For talent matching, Pluralsight fits engineers and operators interested in applied education technology who are comfortable in a large, PE-owned company rather than an early-stage startup.

## Who Could Help

Useful helpers include enterprise L&D leaders, instructional-design consultants, edtech investors with portfolio operating experience, and advisors who understand competitive dynamics in corporate learning platforms.

Business-service providers may matter for PE-portfolio governance, enterprise contract negotiation, and content-licensing questions — especially as AI-generated and AI-assisted learning content raises new IP and quality-control issues.

## Utah Context

Pluralsight was founded in 2004 and is headquartered in Farmington, Utah, within the Salt Lake City metro area. It is part of the Wasatch Front's edtech and software cluster and helped establish Utah as a credible hub for technology training ventures, not just enterprise SaaS.

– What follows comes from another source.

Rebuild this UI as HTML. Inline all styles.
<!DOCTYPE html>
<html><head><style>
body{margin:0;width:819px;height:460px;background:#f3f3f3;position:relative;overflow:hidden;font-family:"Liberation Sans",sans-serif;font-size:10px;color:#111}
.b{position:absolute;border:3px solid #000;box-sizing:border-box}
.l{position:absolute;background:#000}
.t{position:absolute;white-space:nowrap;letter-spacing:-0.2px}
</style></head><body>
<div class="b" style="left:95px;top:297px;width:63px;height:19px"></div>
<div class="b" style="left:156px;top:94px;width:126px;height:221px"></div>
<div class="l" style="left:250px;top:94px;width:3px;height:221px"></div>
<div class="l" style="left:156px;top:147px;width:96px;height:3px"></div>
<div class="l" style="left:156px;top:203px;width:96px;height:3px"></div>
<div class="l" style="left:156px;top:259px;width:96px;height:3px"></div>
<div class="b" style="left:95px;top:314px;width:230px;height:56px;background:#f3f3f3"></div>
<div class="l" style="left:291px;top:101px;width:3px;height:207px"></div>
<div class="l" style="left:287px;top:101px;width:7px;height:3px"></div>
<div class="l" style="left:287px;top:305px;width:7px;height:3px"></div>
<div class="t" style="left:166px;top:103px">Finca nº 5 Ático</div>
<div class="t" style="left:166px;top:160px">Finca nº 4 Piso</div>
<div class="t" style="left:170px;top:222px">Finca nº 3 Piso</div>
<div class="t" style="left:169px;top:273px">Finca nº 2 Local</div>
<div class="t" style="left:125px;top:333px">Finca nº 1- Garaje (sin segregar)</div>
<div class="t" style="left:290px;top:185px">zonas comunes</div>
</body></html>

Co-founders include Aaron Skonnard, Keith Brown, Fritz Onion, and Bill Williams. The company went public in 2018, was acquired by Vista Equity Partners in a take-private transaction in 2021, and operates today as a Vista portfolio company. Public reporting and the company's own announcements identify David Zucker as CEO (appointed 2023).

## Ownership and Market Caveats

Pluralsight is privately held and owned by Vista Equity Partners following the 2021 acquisition (reported at roughly $3.5B). Vista's operating model is known to be efficiency-oriented; staff reductions and aggressive financial targets are common across Vista portfolio companies. Mission autonomy is moderate relative to a founder-led startup — strategy is shaped by portfolio economics as well as product vision.

The corporate learning market is crowded and commoditizing. LinkedIn Learning, Coursera, Udemy, O'Reilly, A Cloud Guru, and vendor-native training from AWS, Google, and Microsoft all overlap Pluralsight's core buyer. Pluralsight retains real distribution and a deep technology catalog, but category leadership in a post-AI learning world is not settled.

The future of long-form video learning alongside AI tutoring and just-in-time assistance is genuinely uncertain. Pluralsight has to keep proving relevance as both content format and buyer expectations shift.

## Evidence

- [Official Website: Pluralsight](pluralsight-official-website.md)

## Open Questions

- How much of current revenue and product investment is AI-skills content versus core cloud, security, and development catalog refresh?
- What are current Utah headcount, office presence, and hiring posture under Vista ownership?
- Which completion, assessment, and skill-transfer metrics does Pluralsight publish today, and what can be independently verified?
- The placeholder hero should be replaced with a cleared brand or product image; a generic learning photograph could imply endorsement that is not present.